The task> Leave out the pictures, and write out exactly the lines from the beginning of the material to the line holding "return (B - y) / PH", that line included, and nothing else.

Recorded information>
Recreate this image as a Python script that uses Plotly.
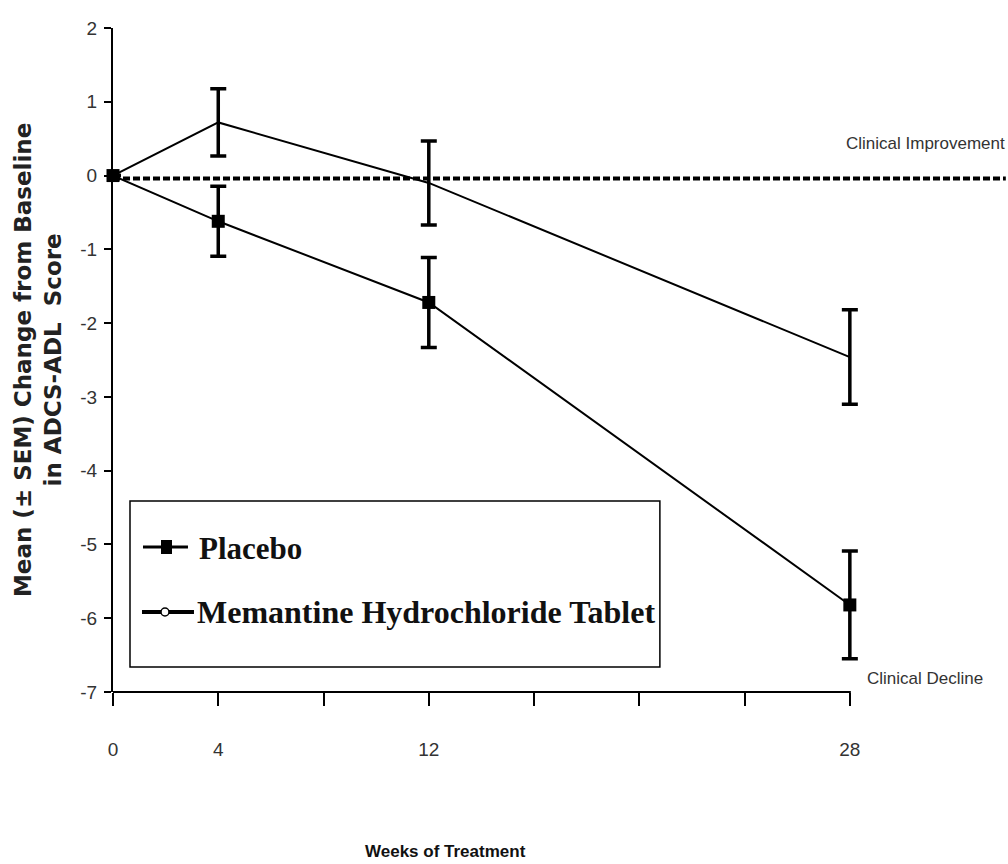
import plotly.graph_objects as go

# ---- data ----
weeks = [0, 4, 12, 28]
placebo_mean = [0.0, -0.62, -1.72, -5.82]
placebo_sem = [None, 0.475, 0.61, 0.73]
memantine_mean = [0.0, 0.72, -0.10, -2.46]
memantine_sem = [None, 0.455, 0.57, 0.64]

x_tickvals = [0, 4, 8, 12, 16, 20, 24, 28]
x_ticktext = ["0", "4", "", "12", "", "", "", "28"]
y_tickvals = [2, 1, 0, -1, -2, -3, -4, -5, -6, -7]
y_ticktext = ["2", "1", "0", "-1", "-2", "-3", "-4", "-5", "-6", "-7"]
ref_line_y = -0.04

series_names = ["Placebo", "Memantine Hydrochloride Tablet"]

# ---- layout geometry (pixels) ----
W, H = 1008, 864
X_MAX_WEEK = 28          # last tick; the axis line stops here
X_RANGE_MAX = 28.5       # a little headroom so the last error bar caps are not clipped
L, T, B = 113, 28, 692
R28 = 850                # pixel of week 28
R = L + (R28 - L) * X_RANGE_MAX / X_MAX_WEEK
PW, PH = R - L, B - T


def px(x):
    return (x - L) / PW


def py(y):
    return (B - y) / PH


sans = "Liberation Sans, Arial, sans-serif"
serif = "Liberation Serif, Times New Roman, serif"

fig = go.Figure()

fig.add_trace(go.Scatter(
    x=weeks, y=memantine_mean, name=series_names[1], mode="lines",
    line=dict(color="black", width=2),
    error_y=dict(type="data", array=memantine_sem, visible=True,
                 color="black", thickness=3.5, width=8),
    cliponaxis=False, showlegend=False,
))
fig.add_trace(go.Scatter(
    x=weeks, y=placebo_mean, name=series_names[0], mode="lines+markers",
    line=dict(color="black", width=2),
    marker=dict(symbol="square", size=13, color="black"),
    error_y=dict(type="data", array=placebo_sem, visible=True,
                 color="black", thickness=3.5, width=8),
    cliponaxis=False, showlegend=False,
))

shapes = []
# x axis line (stops at the last tick)
shapes.append(dict(type="line", xref="paper", yref="paper", x0=0, x1=px(R28) + 1 / PW,
                   y0=0, y1=0, line=dict(color="black", width=2)))
# dashed clinical reference line extending beyond the plot area
shapes.append(dict(type="line", xref="paper", yref="y", x0=0, x1=px(1006),
                   y0=ref_line_y, y1=ref_line_y,
                   line=dict(color="black", width=4, dash="7px,3px"), layer="below"))

# manual legend box
shapes.append(dict(type="rect", xref="paper", yref="paper",
                   x0=px(130), x1=px(660), y0=py(667), y1=py(501),
                   line=dict(color="black", width=1.5), fillcolor="white", layer="below"))
# placebo symbol
shapes.append(dict(type="line", xref="paper", yref="paper", x0=px(143), x1=px(188),
                   y0=py(547), y1=py(547), line=dict(color="black", width=3)))
shapes.append(dict(type="rect", xref="paper", yref="paper", x0=px(161), x1=px(172),
                   y0=py(554), y1=py(540), line=dict(color="black", width=0), fillcolor="black"))
# memantine symbol
shapes.append(dict(type="line", xref="paper", yref="paper", x0=px(142), x1=px(194),
                   y0=py(612), y1=py(612), line=dict(color="black", width=4)))
shapes.append(dict(type="circle", xref="paper", yref="paper", x0=px(161), x1=px(169),
                   y0=py(616), y1=py(608), line=dict(color="black", width=1.5), fillcolor="white"))

annotations = [
    dict(text="<b>Mean (± SEM) Change from Baseline<br>in ADCS-ADL  Score</b>",
         xref="paper", yref="paper", x=px(38), y=py(360), textangle=-90,
         showarrow=False, xanchor="center", yanchor="middle",
         font=dict(family="DejaVu Sans, sans-serif", size=23, color="#222"),
         ),
    dict(text="<b>Weeks of Treatment</b>", xref="paper", yref="paper",
         x=px(446), y=py(851), showarrow=False, xanchor="center", yanchor="middle",
         font=dict(family=sans, size=17, color="#111")),
    dict(text="Clinical Improvement", xref="paper", yref="paper",
         x=px(926), y=py(143), showarrow=False, xanchor="center", yanchor="middle",
         font=dict(family=sans, size=17, color="#333")),
    dict(text="Clinical Decline", xref="paper", yref="paper",
         x=px(925), y=py(678), showarrow=False, xanchor="center", yanchor="middle",
         font=dict(family=sans, size=17, color="#333")),
    dict(text="<b>" + series_names[0] + "</b>", xref="paper", yref="paper",
         x=px(197), y=py(548), showarrow=False, xanchor="left", yanchor="middle",
         font=dict(family=serif, size=31, color="#111")),
    dict(text="<b>" + series_names[1] + "</b>", xref="paper", yref="paper",
         x=px(195), y=py(612), showarrow=False, xanchor="left", yanchor="middle",
         font=dict(family=serif, size=32, color="#111")),
]

fig.update_layout(
    width=W, height=H,
    margin=dict(l=L, r=W - R, t=T, b=H - B, pad=0),
    paper_bgcolor="white", plot_bgcolor="white",
    showlegend=False,
    shapes=shapes, annotations=annotations,
    xaxis=dict(range=[0, X_RANGE_MAX], tickvals=x_tickvals, ticktext=x_ticktext,
               showgrid=False, zeroline=False, showline=False,
               ticks="outside", ticklen=13, tickwidth=2, tickcolor="black",
               ticklabelstandoff=27,
               tickfont=dict(family=sans, size=19, color="#333")),
    yaxis=dict(range=[-7, 2], tickvals=y_tickvals, ticktext=y_ticktext,
               showgrid=False, zeroline=False, showline=True, linecolor="black", linewidth=2,
               ticks="outside", ticklen=7, tickwidth=2, tickcolor="black",
               ticklabelstandoff=3,
               tickfont=dict(family=sans, size=19, color="#333")),
)

fig.write_html("out.html",
               config={"displayModeBar": False},
               post_script="document.body.style.margin='0';document.body.style.overflow='hidden';")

Written solution>
Recreate this image as a Python script that uses Plotly.
import plotly.graph_objects as go

# ---- data ----
weeks = [0, 4, 12, 28]
placebo_mean = [0.0, -0.62, -1.72, -5.82]
placebo_sem = [None, 0.475, 0.61, 0.73]
memantine_mean = [0.0, 0.72, -0.10, -2.46]
memantine_sem = [None, 0.455, 0.57, 0.64]

x_tickvals = [0, 4, 8, 12, 16, 20, 24, 28]
x_ticktext = ["0", "4", "", "12", "", "", "", "28"]
y_tickvals = [2, 1, 0, -1, -2, -3, -4, -5, -6, -7]
y_ticktext = ["2", "1", "0", "-1", "-2", "-3", "-4", "-5", "-6", "-7"]
ref_line_y = -0.04

series_names = ["Placebo", "Memantine Hydrochloride Tablet"]

# ---- layout geometry (pixels) ----
W, H = 1008, 864
X_MAX_WEEK = 28          # last tick; the axis line stops here
X_RANGE_MAX = 28.5       # a little headroom so the last error bar caps are not clipped
L, T, B = 113, 28, 692
R28 = 850                # pixel of week 28
R = L + (R28 - L) * X_RANGE_MAX / X_MAX_WEEK
PW, PH = R - L, B - T


def px(x):
    return (x - L) / PW


def py(y):
    return (B - y) / PH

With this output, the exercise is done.